Mr. Danner and the others responsible for this detritus should resign or have their relaitionship with the Targum terminated, and in the event that fails to happen, advertisers should be persuaded to withdraw their support from this pathetic, self-involved excuse for a collegiate newspaper.
Cam
@B: said..
“No. 10 · Cam wrote, “@B: said… “The university has a good excuse – there wasn’t time to respond in any meaningful way once the incident was reported.” – If a female student had reported that a man was filming her in her room the University would have called the police and had that guy arrested that night.
This was not the case of a peeping tom looking through the window. It was a roommate who was alleged to have a web cam turned on. Since it wasn’t a crime in progress, the police would have treated it as low priority, particularly given that the roommate had a right to be in the room and to have a webcam.

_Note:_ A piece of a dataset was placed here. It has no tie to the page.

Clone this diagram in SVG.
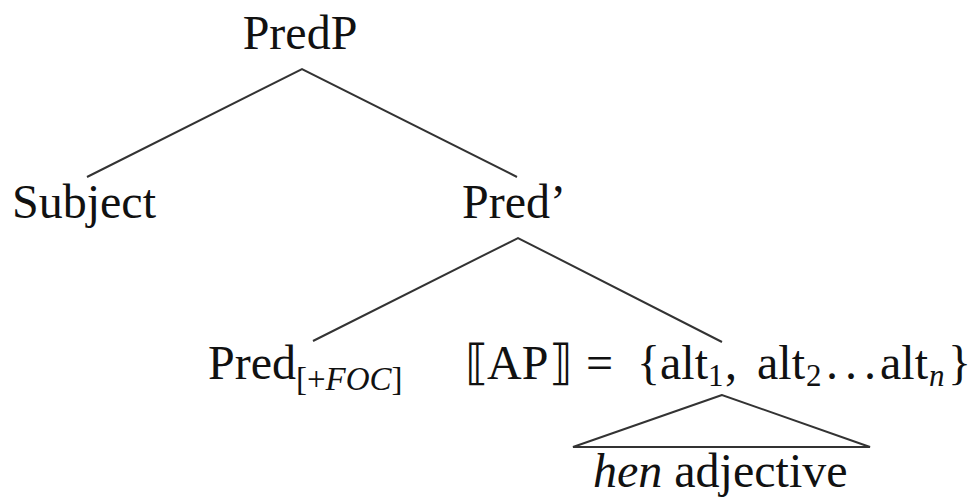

__________________________________________________
That is absolutly not true, The roomate was posting the proof right on his facebook page. I get that you always want to play devils advocate, but lets alter my other example.
If a girls female roomate was posting nude shots of her roomie up on her facebook profile, the university would STILL have come after her and shut it down and called the police immidiately.
A roomate does not have the right to web cam their roomate out in a compromising position. I repeat, if this happened to a woman the police would have been called immidiately.
B
No. 18 · Cam “That is absolutly not true, The roomate was posting the proof right on his facebook page. I get that you always want to play devils advocate, but lets alter my other example. If a girls female roomate was posting nude shots of her roomie up on her facebook profile, the university would STILL have come after her and shut it down and called the police immidiately.”
Absolutely false on your part, Cam. First, posting such pictures is not illegal if the people in it consent, so upon receiving a complaint, the university would have to determine if permission had in fact been granted, and the university has no authority to change what is on facebook in any case – facebook won’t let them, and it is privately run company. All the university can do is to expel the student (after determining that the complaint is a valid one, which at a minimum requires calling him in to talk to someone). Would the police arrest a person if he posted such a picture? Probably not until it was determined that permission was not granted (remember, “innocent until proven guilty”). Once the facts were known (and apparently verified), however, the two were arrested – it just took more than 8 to 12 hours.
Second, you are ignoring what I pointed out – Clementi notified university officials by email sometime in the evening on the day before his suicide, and that email was likely queued up behind quite a few others (it apparently went to an administrator not a “911” dispatcher). The suicide occurred before there was time to respond. The recipients might not have read it until late afternoon the day of the suicide or maybe the next day, just accounting the other emails that had to be read and responded to, various meetings, etc. I’m claiming they did not have time because 8 to 12 hours is not enough time to determine if the complaint was valid and do something about it.
Third, instead of notifying the police, they would probably have suggested that Clementi do that himself – he was the victim. You don’t know if such a request showed up in his inbox (his email is not public information), but if it did, it was probably too late.
Forth, apparently nobody has seen hide nor hair of Ravi. Whether that is because he is in hiding or because he was expelled is unknown, and universities generally will not release information about whether a student was expelled or not due to privacy rules without the student’s permission.